• [SUPPLIED DATA]:
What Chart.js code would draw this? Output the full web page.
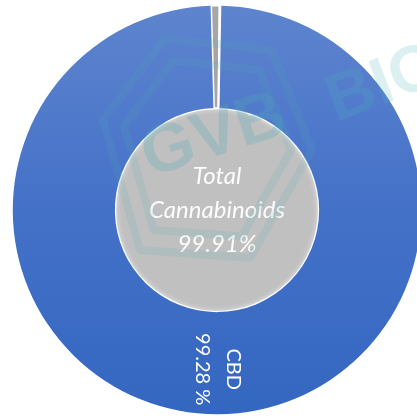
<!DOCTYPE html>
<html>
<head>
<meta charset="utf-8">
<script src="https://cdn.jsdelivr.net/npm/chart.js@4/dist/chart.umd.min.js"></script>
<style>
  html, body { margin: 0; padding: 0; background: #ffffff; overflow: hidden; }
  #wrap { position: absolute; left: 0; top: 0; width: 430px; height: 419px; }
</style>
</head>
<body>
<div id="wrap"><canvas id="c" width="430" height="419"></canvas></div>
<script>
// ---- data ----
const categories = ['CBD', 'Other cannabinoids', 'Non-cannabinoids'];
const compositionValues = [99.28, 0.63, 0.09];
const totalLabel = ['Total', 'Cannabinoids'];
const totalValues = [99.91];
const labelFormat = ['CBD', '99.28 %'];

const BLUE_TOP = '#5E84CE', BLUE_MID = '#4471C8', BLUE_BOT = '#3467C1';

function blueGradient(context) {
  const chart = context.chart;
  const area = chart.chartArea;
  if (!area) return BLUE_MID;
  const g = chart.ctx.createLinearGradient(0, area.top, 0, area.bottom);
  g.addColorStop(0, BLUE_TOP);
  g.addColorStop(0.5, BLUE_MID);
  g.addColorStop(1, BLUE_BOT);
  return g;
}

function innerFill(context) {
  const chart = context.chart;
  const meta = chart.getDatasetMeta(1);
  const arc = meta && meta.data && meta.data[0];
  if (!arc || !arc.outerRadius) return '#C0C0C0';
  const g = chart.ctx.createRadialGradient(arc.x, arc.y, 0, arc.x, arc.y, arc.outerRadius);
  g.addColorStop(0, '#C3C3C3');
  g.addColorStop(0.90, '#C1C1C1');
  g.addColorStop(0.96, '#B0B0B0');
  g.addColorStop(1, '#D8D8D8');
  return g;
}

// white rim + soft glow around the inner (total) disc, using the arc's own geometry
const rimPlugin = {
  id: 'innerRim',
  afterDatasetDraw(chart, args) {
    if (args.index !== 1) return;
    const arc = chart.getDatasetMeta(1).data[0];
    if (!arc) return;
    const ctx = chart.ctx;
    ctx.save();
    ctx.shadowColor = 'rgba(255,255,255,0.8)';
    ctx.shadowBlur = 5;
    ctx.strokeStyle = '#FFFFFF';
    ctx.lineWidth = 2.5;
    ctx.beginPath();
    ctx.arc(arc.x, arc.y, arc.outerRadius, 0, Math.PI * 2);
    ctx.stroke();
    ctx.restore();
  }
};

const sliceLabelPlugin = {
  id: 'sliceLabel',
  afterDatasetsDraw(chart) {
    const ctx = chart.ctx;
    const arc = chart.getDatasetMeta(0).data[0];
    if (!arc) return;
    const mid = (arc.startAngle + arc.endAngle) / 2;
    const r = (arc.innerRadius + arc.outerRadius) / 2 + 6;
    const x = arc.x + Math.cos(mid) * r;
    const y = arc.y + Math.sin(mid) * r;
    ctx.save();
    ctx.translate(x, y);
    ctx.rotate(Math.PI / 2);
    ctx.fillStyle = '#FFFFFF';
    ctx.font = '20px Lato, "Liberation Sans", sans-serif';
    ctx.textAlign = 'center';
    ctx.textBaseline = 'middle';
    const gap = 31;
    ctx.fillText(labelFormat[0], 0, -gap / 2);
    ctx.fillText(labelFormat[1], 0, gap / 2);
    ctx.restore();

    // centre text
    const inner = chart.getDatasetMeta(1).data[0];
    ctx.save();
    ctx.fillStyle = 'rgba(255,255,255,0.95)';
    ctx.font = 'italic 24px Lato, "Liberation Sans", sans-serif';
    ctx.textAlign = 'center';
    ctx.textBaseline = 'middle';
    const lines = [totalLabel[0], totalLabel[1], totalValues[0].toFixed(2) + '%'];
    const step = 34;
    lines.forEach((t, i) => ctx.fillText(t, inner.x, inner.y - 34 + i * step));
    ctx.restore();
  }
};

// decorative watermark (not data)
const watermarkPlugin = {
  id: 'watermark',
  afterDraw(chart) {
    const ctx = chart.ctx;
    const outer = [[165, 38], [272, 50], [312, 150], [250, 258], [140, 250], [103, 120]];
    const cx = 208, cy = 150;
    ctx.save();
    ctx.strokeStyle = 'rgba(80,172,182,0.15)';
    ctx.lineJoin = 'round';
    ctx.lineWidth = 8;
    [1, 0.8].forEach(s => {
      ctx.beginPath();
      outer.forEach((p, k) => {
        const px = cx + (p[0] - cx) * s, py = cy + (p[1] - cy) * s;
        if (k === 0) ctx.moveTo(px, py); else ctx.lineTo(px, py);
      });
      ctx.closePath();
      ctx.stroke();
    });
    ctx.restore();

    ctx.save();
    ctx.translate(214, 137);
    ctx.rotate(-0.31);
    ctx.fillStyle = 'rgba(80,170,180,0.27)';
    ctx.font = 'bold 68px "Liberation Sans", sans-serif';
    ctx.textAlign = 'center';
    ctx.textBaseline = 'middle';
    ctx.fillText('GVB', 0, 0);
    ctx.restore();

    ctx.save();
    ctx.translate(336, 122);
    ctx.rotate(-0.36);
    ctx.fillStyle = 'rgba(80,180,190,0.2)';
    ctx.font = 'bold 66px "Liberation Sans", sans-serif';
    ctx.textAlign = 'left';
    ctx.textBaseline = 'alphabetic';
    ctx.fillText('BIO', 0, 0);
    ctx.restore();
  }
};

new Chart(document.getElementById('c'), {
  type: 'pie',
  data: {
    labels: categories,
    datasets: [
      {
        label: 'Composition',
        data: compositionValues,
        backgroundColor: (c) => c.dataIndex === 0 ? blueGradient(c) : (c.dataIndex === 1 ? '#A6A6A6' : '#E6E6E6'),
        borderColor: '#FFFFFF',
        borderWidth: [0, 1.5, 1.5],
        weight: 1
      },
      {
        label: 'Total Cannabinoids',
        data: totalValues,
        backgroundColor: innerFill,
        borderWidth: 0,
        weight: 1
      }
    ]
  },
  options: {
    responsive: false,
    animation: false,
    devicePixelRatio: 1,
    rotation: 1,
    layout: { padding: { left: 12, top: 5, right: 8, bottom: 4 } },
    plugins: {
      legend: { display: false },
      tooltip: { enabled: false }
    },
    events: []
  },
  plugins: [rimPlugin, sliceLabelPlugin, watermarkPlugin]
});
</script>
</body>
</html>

• [EXERCISE DETAILS]: Quote everything in the listing above exactly; pictures are the only thing to omit.

• [FINAL RESULT]:
What Chart.js code would draw this? Output the full web page.
<!DOCTYPE html>
<html>
<head>
<meta charset="utf-8">
<script src="https://cdn.jsdelivr.net/npm/chart.js@4/dist/chart.umd.min.js"></script>
<style>
  html, body { margin: 0; padding: 0; background: #ffffff; overflow: hidden; }
  #wrap { position: absolute; left: 0; top: 0; width: 430px; height: 419px; }
</style>
</head>
<body>
<div id="wrap"><canvas id="c" width="430" height="419"></canvas></div>
<script>
// ---- data ----
const categories = ['CBD', 'Other cannabinoids', 'Non-cannabinoids'];
const compositionValues = [99.28, 0.63, 0.09];
const totalLabel = ['Total', 'Cannabinoids'];
const totalValues = [99.91];
const labelFormat = ['CBD', '99.28 %'];

const BLUE_TOP = '#5E84CE', BLUE_MID = '#4471C8', BLUE_BOT = '#3467C1';

function blueGradient(context) {
  const chart = context.chart;
  const area = chart.chartArea;
  if (!area) return BLUE_MID;
  const g = chart.ctx.createLinearGradient(0, area.top, 0, area.bottom);
  g.addColorStop(0, BLUE_TOP);
  g.addColorStop(0.5, BLUE_MID);
  g.addColorStop(1, BLUE_BOT);
  return g;
}

function innerFill(context) {
  const chart = context.chart;
  const meta = chart.getDatasetMeta(1);
  const arc = meta && meta.data && meta.data[0];
  if (!arc || !arc.outerRadius) return '#C0C0C0';
  const g = chart.ctx.createRadialGradient(arc.x, arc.y, 0, arc.x, arc.y, arc.outerRadius);
  g.addColorStop(0, '#C3C3C3');
  g.addColorStop(0.90, '#C1C1C1');
  g.addColorStop(0.96, '#B0B0B0');
  g.addColorStop(1, '#D8D8D8');
  return g;
}

// white rim + soft glow around the inner (total) disc, using the arc's own geometry
const rimPlugin = {
  id: 'innerRim',
  afterDatasetDraw(chart, args) {
    if (args.index !== 1) return;
    const arc = chart.getDatasetMeta(1).data[0];
    if (!arc) return;
    const ctx = chart.ctx;
    ctx.save();
    ctx.shadowColor = 'rgba(255,255,255,0.8)';
    ctx.shadowBlur = 5;
    ctx.strokeStyle = '#FFFFFF';
    ctx.lineWidth = 2.5;
    ctx.beginPath();
    ctx.arc(arc.x, arc.y, arc.outerRadius, 0, Math.PI * 2);
    ctx.stroke();
    ctx.restore();
  }
};

const sliceLabelPlugin = {
  id: 'sliceLabel',
  afterDatasetsDraw(chart) {
    const ctx = chart.ctx;
    const arc = chart.getDatasetMeta(0).data[0];
    if (!arc) return;
    const mid = (arc.startAngle + arc.endAngle) / 2;
    const r = (arc.innerRadius + arc.outerRadius) / 2 + 6;
    const x = arc.x + Math.cos(mid) * r;
    const y = arc.y + Math.sin(mid) * r;
    ctx.save();
    ctx.translate(x, y);
    ctx.rotate(Math.PI / 2);
    ctx.fillStyle = '#FFFFFF';
    ctx.font = '20px Lato, "Liberation Sans", sans-serif';
    ctx.textAlign = 'center';
    ctx.textBaseline = 'middle';
    const gap = 31;
    ctx.fillText(labelFormat[0], 0, -gap / 2);
    ctx.fillText(labelFormat[1], 0, gap / 2);
    ctx.restore();

    // centre text
    const inner = chart.getDatasetMeta(1).data[0];
    ctx.save();
    ctx.fillStyle = 'rgba(255,255,255,0.95)';
    ctx.font = 'italic 24px Lato, "Liberation Sans", sans-serif';
    ctx.textAlign = 'center';
    ctx.textBaseline = 'middle';
    const lines = [totalLabel[0], totalLabel[1], totalValues[0].toFixed(2) + '%'];
    const step = 34;
    lines.forEach((t, i) => ctx.fillText(t, inner.x, inner.y - 34 + i * step));
    ctx.restore();
  }
};

// decorative watermark (not data)
const watermarkPlugin = {
  id: 'watermark',
  afterDraw(chart) {
    const ctx = chart.ctx;
    const outer = [[165, 38], [272, 50], [312, 150], [250, 258], [140, 250], [103, 120]];
    const cx = 208, cy = 150;
    ctx.save();
    ctx.strokeStyle = 'rgba(80,172,182,0.15)';
    ctx.lineJoin = 'round';
    ctx.lineWidth = 8;
    [1, 0.8].forEach(s => {
      ctx.beginPath();
      outer.forEach((p, k) => {
        const px = cx + (p[0] - cx) * s, py = cy + (p[1] - cy) * s;
        if (k === 0) ctx.moveTo(px, py); else ctx.lineTo(px, py);
      });
      ctx.closePath();
      ctx.stroke();
    });
    ctx.restore();

    ctx.save();
    ctx.translate(214, 137);
    ctx.rotate(-0.31);
    ctx.fillStyle = 'rgba(80,170,180,0.27)';
    ctx.font = 'bold 68px "Liberation Sans", sans-serif';
    ctx.textAlign = 'center';
    ctx.textBaseline = 'middle';
    ctx.fillText('GVB', 0, 0);
    ctx.restore();

    ctx.save();
    ctx.translate(336, 122);
    ctx.rotate(-0.36);
    ctx.fillStyle = 'rgba(80,180,190,0.2)';
    ctx.font = 'bold 66px "Liberation Sans", sans-serif';
    ctx.textAlign = 'left';
    ctx.textBaseline = 'alphabetic';
    ctx.fillText('BIO', 0, 0);
    ctx.restore();
  }
};

new Chart(document.getElementById('c'), {
  type: 'pie',
  data: {
    labels: categories,
    datasets: [
      {
        label: 'Composition',
        data: compositionValues,
        backgroundColor: (c) => c.dataIndex === 0 ? blueGradient(c) : (c.dataIndex === 1 ? '#A6A6A6' : '#E6E6E6'),
        borderColor: '#FFFFFF',
        borderWidth: [0, 1.5, 1.5],
        weight: 1
      },
      {
        label: 'Total Cannabinoids',
        data: totalValues,
        backgroundColor: innerFill,
        borderWidth: 0,
        weight: 1
      }
    ]
  },
  options: {
    responsive: false,
    animation: false,
    devicePixelRatio: 1,
    rotation: 1,
    layout: { padding: { left: 12, top: 5, right: 8, bottom: 4 } },
    plugins: {
      legend: { display: false },
      tooltip: { enabled: false }
    },
    events: []
  },
  plugins: [rimPlugin, sliceLabelPlugin, watermarkPlugin]
});
</script>
</body>
</html>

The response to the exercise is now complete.